◆ OBJECTIVE ◆
Print exactly the lines from the first one down to the line that contains "(0,0) rectangle (1390,765);", both included, and skip the pictures.

◆ DATA EXTRACT ◆
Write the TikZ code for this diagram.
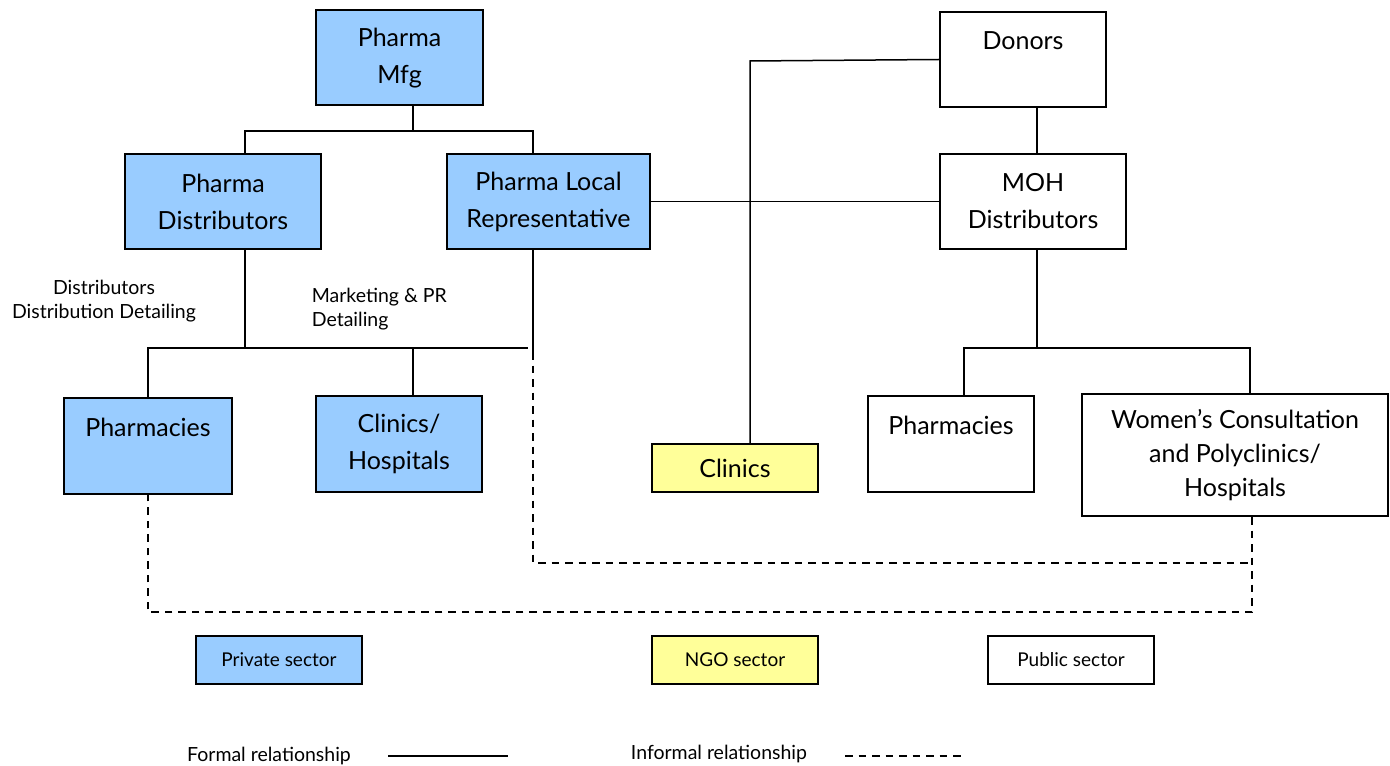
\documentclass[tikz,border=0pt]{standalone}
\usepackage{fontspec}
\setmainfont{Lato}
\usepackage{xcolor}
\usetikzlibrary{positioning}
\definecolor{privblue}{HTML}{99CCFF}
\definecolor{ngoyellow}{HTML}{FFFF99}
\definecolor{pubwhite}{HTML}{FFFFFF}

\begin{document}
\begin{tikzpicture}[
  x=0.4pt, y=-0.4pt,
  orgbox/.style={rectangle, draw=black, fill=#1, thick, inner sep=0pt, align=center, font=\fontsize{10}{14.8}\selectfont},
  keybox/.style={rectangle, draw=black, fill=#1, thick, inner sep=0pt, minimum width=66.4pt, minimum height=19.2pt, font=\fontsize{7.6}{9}\selectfont},
  link/.style={semithick},
  informal/.style={semithick, dash pattern=on 3pt off 2.4pt},
  note/.style={font=\fontsize{7.8}{9.8}\selectfont},
]
\useasboundingbox (0,0) rectangle (1390,765);

% Private sector
\node[orgbox=privblue, minimum width=66.8pt, minimum height=38pt] (mfg) at (399.5, 58) {Pharma\\Mfg};
\node[orgbox=privblue, minimum width=78.4pt, minimum height=38pt] (dist) at (223, 201.5) {Pharma\\Distributors};
\node[orgbox=privblue, minimum width=81.2pt, minimum height=38pt] (rep) at (548.5, 201.5) {Pharma Local\\Representative};
\node[orgbox=privblue, minimum width=67.2pt, minimum height=38.4pt] (pharmpriv) at (148, 446) {Pharmacies\\~};
\node[orgbox=privblue, minimum width=66.4pt, minimum height=38.4pt] (clinhosp) at (399, 444) {Clinics/\\Hospitals};

% NGO sector
\node[orgbox=ngoyellow, minimum width=66.4pt, minimum height=19.2pt] (clinics) at (735, 468) {Clinics};

% Public sector
\node[orgbox=pubwhite, minimum width=66.4pt, minimum height=38pt] (donors) at (1023, 59.5) {Donors\\~};
\node[orgbox=pubwhite, minimum width=74.4pt, minimum height=38pt] (moh) at (1033, 201.5) {MOH\\Distributors};
\node[orgbox=pubwhite, minimum width=66.4pt, minimum height=38.4pt] (pharmpub) at (951, 444) {Pharmacies\\~};
\node[orgbox=pubwhite, minimum width=122.4pt, minimum height=48.8pt, font=\fontsize{10}{13.6}\selectfont] (women) at (1235, 455) {Women's Consultation\\and Polyclinics/\\Hospitals};

% Detailing labels
\node[note, align=center] (distnote) at (104, 301) {Distributors\\Distribution Detailing};
\node[note, align=left, anchor=west] (mktnote) at (303, 309) {Marketing \& PR\\Detailing};

% Junction points
\coordinate (mfgj) at (413, 131);
\coordinate (distj) at (245, 131);
\coordinate (repj) at (533, 131);
\coordinate (distb) at (245, 348);
\coordinate (pharmj) at (148, 348);
\coordinate (hospj) at (413, 348);
\coordinate (privend) at (528, 348);
\coordinate (repb) at (533, 352);
\coordinate (inf1) at (533, 563);
\coordinate (wj) at (1252, 612);
\coordinate (ngoj) at (750, 61);
\coordinate (pubj) at (1037, 348);
\coordinate (publ) at (964, 348);
\coordinate (pubr) at (1250, 348);

% Formal links
\draw[link] (mfgj |- mfg.south) -- (mfgj);
\draw[link] (distj |- dist.north) -- (distj) -- (repj) -- (repj |- rep.north);
\draw[link] (distb |- dist.south) -- (distb);
\draw[link] (pharmj |- pharmpriv.north) -- (pharmj) -- (privend);
\draw[link] (hospj) -- (hospj |- clinhosp.north);
\draw[link] (repb |- rep.south) -- (repb);
\draw[link] (rep) -- (moh);
\draw[link] (donors.west) -- (ngoj) -- (ngoj |- clinics.north);
\draw[link] (pubj |- donors.south) -- (pubj |- moh.north);
\draw[link] (pubj |- moh.south) -- (pubj);
\draw[link] (publ |- pharmpub.north) -- (publ) -- (pubr) -- (pubr |- women.north);

% Informal links
\draw[informal] (repb) -- (inf1) -- (inf1 -| wj);
\draw[informal] (wj |- women.south) -- (wj) -- (wj -| pharmj) -- (pharmj |- pharmpriv.south);

% Sector key
\node[keybox=privblue] (keypriv) at (279, 660) {Private sector};
\node[keybox=ngoyellow] (keyngo) at (735, 660) {NGO sector};
\node[keybox=pubwhite] (keypub) at (1071, 660) {Public sector};

% Relationship key
\node[note] (formal) at (269, 756) {Formal relationship};
\coordinate (formalA) at (388, 756);
\coordinate (formalB) at (508, 756);
\draw[link] (formalA) -- (formalB);
\node[note] (informalkey) at (719, 754) {Informal relationship};
\coordinate (informalA) at (845, 756);
\coordinate (informalB) at (965, 756);
\draw[informal] (informalA) -- (informalB);

\end{tikzpicture}
\end{document}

◆ RESPONSE TO THIS EXERCISE ◆
Write the TikZ code for this diagram.
\documentclass[tikz,border=0pt]{standalone}
\usepackage{fontspec}
\setmainfont{Lato}
\usepackage{xcolor}
\usetikzlibrary{positioning}
\definecolor{privblue}{HTML}{99CCFF}
\definecolor{ngoyellow}{HTML}{FFFF99}
\definecolor{pubwhite}{HTML}{FFFFFF}

\begin{document}
\begin{tikzpicture}[
  x=0.4pt, y=-0.4pt,
  orgbox/.style={rectangle, draw=black, fill=#1, thick, inner sep=0pt, align=center, font=\fontsize{10}{14.8}\selectfont},
  keybox/.style={rectangle, draw=black, fill=#1, thick, inner sep=0pt, minimum width=66.4pt, minimum height=19.2pt, font=\fontsize{7.6}{9}\selectfont},
  link/.style={semithick},
  informal/.style={semithick, dash pattern=on 3pt off 2.4pt},
  note/.style={font=\fontsize{7.8}{9.8}\selectfont},
]
\useasboundingbox (0,0) rectangle (1390,765);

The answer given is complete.